Imprimer |
22 novembre 2016 : les langues sifflées détiennent-elles des clés pour comprendre le langage humain ?

(Credit: Mapping Specialists; Source: Whistled Languages: A Worldwide Inquiry on Human Whistled Speech, by Julien Meyer. Springer-Verlag, 2015)
Saviez-vous que certaines langues se sifflent autant qu’elles se parlent ? Les langues sifflées font partie de ces curiosités linguistiques qui amusent et fascinent, bien que peu de recherches n’aient été effectuées à leur sujet avant les années 2000.
Il a été récemment découvert que 70 peuples à travers le monde utilisaient des langues sifflées (voir carte ci-contre) ! Une manne pour les linguistes, selon lesquelles ces langues peuvent permettre de mettre en lumière certains fonctionnements du cerveau humain.
Tout d’abord, les langues sifflées ne sont pas des langues à proprement parler, mais des versions sifflées des langues locales. Par exemple, le célèbre silbo, la langue sifflée de l’île de la Gomera aux Canaries, est en fait de l’espagnol « transformé » en sifflement.
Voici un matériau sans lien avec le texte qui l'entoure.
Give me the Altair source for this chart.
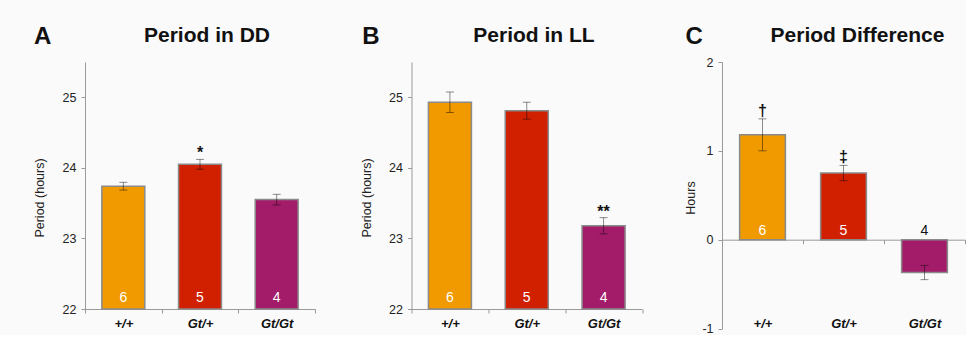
import altair as alt
import pandas as pd

genotypes = ["+/+", "Gt/+", "Gt/Gt"]
counts = [6, 5, 4]

dd_means = [23.74, 24.05, 23.55]
dd_sem = [0.055, 0.07, 0.075]
dd_sig = ["", "*", ""]

ll_means = [24.93, 24.81, 23.18]
ll_sem = [0.145, 0.12, 0.115]
ll_sig = ["", "", "**"]

diff_means = [1.18, 0.75, -0.37]
diff_sem = [0.18, 0.086, 0.08]
diff_sig = ["\u2020", "\u2021", ""]

bar_colors = ["#F09A00", "#D02000", "#A31C6A"]
panel_letters = ["A", "B", "C"]
panel_titles = ["Period in DD", "Period in LL", "Period Difference"]
y_titles = ["Period (hours)", "Period (hours)", "Hours"]

FONT = "Liberation Sans"
AXIS_GRAY = "#9a9a9a"


def panel(means, sems, sigs, letter, title, ytitle, ydomain, yticks, base,
          width, height, bar_frac, count_dy, sig_dy, x_offset, x_label_pad,
          title_x, letter_x, heading_x):
    df = pd.DataFrame({
        "g": genotypes,
        "mean": means,
        "lo": [m - s for m, s in zip(means, sems)],
        "hi": [m + s for m, s in zip(means, sems)],
        "n": counts,
        "sig": sigs,
        "base": [base] * len(genotypes),
    })
    x = alt.X(
        "g:N", sort=genotypes,
        scale=alt.Scale(paddingInner=0, paddingOuter=0),
        axis=alt.Axis(
            title=None, labelFont=FONT, labelFontSize=13, labelFontWeight="bold",
            labelFontStyle="italic", labelColor="#111", labelAngle=0,
            domainColor=AXIS_GRAY, tickColor=AXIS_GRAY, tickSize=4,
            tickBand="extent", labelPadding=x_label_pad, offset=x_offset,
        ),
    )
    yscale = alt.Scale(domain=ydomain, nice=False, zero=False)
    y = alt.Y(
        "mean:Q", scale=yscale,
        axis=alt.Axis(
            values=yticks, labelExpr="datum.value + ''", title=ytitle, grid=False,
            labelFont=FONT, labelFontSize=12.5, labelColor="#222", labelPadding=5,
            domainColor=AXIS_GRAY, tickColor=AXIS_GRAY, tickSize=4,
            titleFont=FONT, titleFontSize=12.5, titleFontWeight="normal",
            titleColor="#222", titleX=title_x, titleY=135.5,
        ),
    )
    base_chart = alt.Chart(df)
    bars = base_chart.mark_bar(
        width=alt.RelativeBandSize(bar_frac), stroke="#8a8a8a", strokeWidth=1.5
    ).encode(
        x=x, y=y, y2="base:Q",
        color=alt.Color("g:N", scale=alt.Scale(domain=genotypes, range=bar_colors), legend=None),
    )
    err = base_chart.mark_rule(color="black", opacity=0.45, strokeWidth=1).encode(
        x=alt.X("g:N", sort=genotypes), y=alt.Y("lo:Q", scale=yscale), y2="hi:Q"
    )
    cap_lo = base_chart.mark_tick(color="black", opacity=0.45, size=8, thickness=1).encode(
        x=alt.X("g:N", sort=genotypes), y=alt.Y("lo:Q", scale=yscale)
    )
    cap_hi = base_chart.mark_tick(color="black", opacity=0.45, size=8, thickness=1).encode(
        x=alt.X("g:N", sort=genotypes), y=alt.Y("hi:Q", scale=yscale)
    )
    nums = base_chart.mark_text(font=FONT, fontSize=14, baseline="middle", dy=count_dy).encode(
        x=alt.X("g:N", sort=genotypes), y=alt.Y("base:Q", scale=yscale), text="n:Q",
        color=alt.condition(alt.datum.mean < 0, alt.value("#111"), alt.value("white")),
    )
    sig = base_chart.mark_text(font=FONT, fontSize=16, fontWeight="bold", baseline="alphabetic",
                               dy=sig_dy, color="#111").encode(
        x=alt.X("g:N", sort=genotypes), y=alt.Y("hi:Q", scale=yscale), text="sig:N"
    )
    head_df = pd.DataFrame({"letter": [letter], "title": [title]})
    letter_txt = alt.Chart(head_df).mark_text(
        font=FONT, fontSize=24, fontWeight="bold", align="left", baseline="alphabetic", color="#111"
    ).encode(x=alt.value(letter_x), y=alt.value(-18.4), text="letter:N")
    heading_txt = alt.Chart(head_df).mark_text(
        font=FONT, fontSize=21, fontWeight="bold", align="center", baseline="alphabetic", color="#111"
    ).encode(x=alt.value(heading_x), y=alt.value(-20.3), text="title:N")
    return alt.layer(bars, err, cap_lo, cap_hi, nums, sig, letter_txt, heading_txt).properties(
        width=width, height=height
    )


pa = panel(dd_means, dd_sem, dd_sig, panel_letters[0], panel_titles[0], y_titles[0],
           [22, 25.5], [22, 23, 24, 25], 22, 230, 247, 0.56, -11, -1, 0, 4,
           -38.5, -51, 122)
pb = panel(ll_means, ll_sem, ll_sig, panel_letters[1], panel_titles[1], y_titles[1],
           [22, 25.5], [22, 23, 24, 25], 22, 230.5, 247, 0.56, -11, -1, 0, 4,
           -38, -49.3, 122.5)
pc = panel(diff_means, diff_sem, diff_sig, panel_letters[2], panel_titles[2], y_titles[2],
           [-1, 2], [-1, 0, 1, 2], 0, 243, 266.5, 0.565, -9, -3, -88.8, 74,
           -24.6, -36.6, 135.5)

chart = alt.hconcat(alt.hconcat(pa, pb, spacing=44.5), pc, spacing=41).properties(
    padding={"left": 33, "top": 24, "right": 0, "bottom": 0},
    background="#fafafa",
).configure_view(stroke=None)

chart.save("out.html", embed_options={"renderer": "svg", "actions": False})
Et c’est justement cela qui intéresse les linguistes, phonéticiens, psycholinguistes, sociolinguistes ou même bioacousticiens : comment des mots d’une langue, des consonnes, des voyelles, peuvent-ils être traduits en notes et demeurer intelligibles, parfois même à plusieurs kilomètres de distance (là où l’intelligibilité du langage parlé survit rarement après quelques dizaines de mètres) ? Et pourquoi de tels systèmes sont-ils apparus ?
A une époque où n’existaient encore ni téléphones portables, ni internet, ni mail, il était obligatoire pour certaines populations vivant dans des endroits isolés d’avoir un moyen de communiquer à longue distance.
Les langues sifflées sont utilisées dans un grand nombre de situations : tenir des conversations quand plusieurs kilomètres des montagnes vous séparent de votre interlocuteur bien sur, mais aussi communiquer dans des endroits bruyants, échanger des secrets en présence de personnes ne sachant pas siffler, ou encore aider à la chasse (les animaux reconnaissant la voix humaine comme une menace, mais pas les sifflements).
Les recherches sur ces langues ont démontré la capacité du cerveau humain à reconnaître et déduire des mots dans des phrases portant moins de « signal acoustique » qu’une phrase produite par la voix humaine. C’est donc une manière formidable d’explorer les capacités d’adaptation du cerveau.
Mieux encore, on a demandé et des personnes n’ayant jamais été en contact avec une langue sifflée d’écouter un extrait de silbo de la Gomera. La plupart des personnes étaient capables de reconnaitre les voyelles sifflées correspondant aux sons de la langue espagnole ! Preuve qu’il y a dans les langues sifflées quelque chose de naturel pour les humains.
En neurobiologie également, l’étude des langues sifflées a pu démontrer que, alors que l’hémisphère gauche du cerveau est traditionnellement reconnu comme étant celui en charge du langage, les siffleurs pouvaient utiliser leurs deux hémisphères, et que lorsqu’ils écoutaient des sifflements quelconques, les mêmes régions que celles prenant en charge la langue s’activaient dans leur cerveau.
Les nombreuses études qui sont en train d’être effectuées partout dans le monde sur les langues sifflées continuent d’apporter leur lot de découverte dans nombreux champs d’investigations, et pourrait nous aider à comprendre bien d’autres choses utiles sur le cerveau.
Ces langues méritent tout autant que les langues parlées d’être sauvegardées, et des efforts de promotion et d’enseignement ont notamment été engagés dans les Canaries pour faire perdurer le siblo. Elles sont en effet elles aussi les gardiennes d’une forme particulière d’expression et de perception du monde et ont bien des choses à nous enseigner.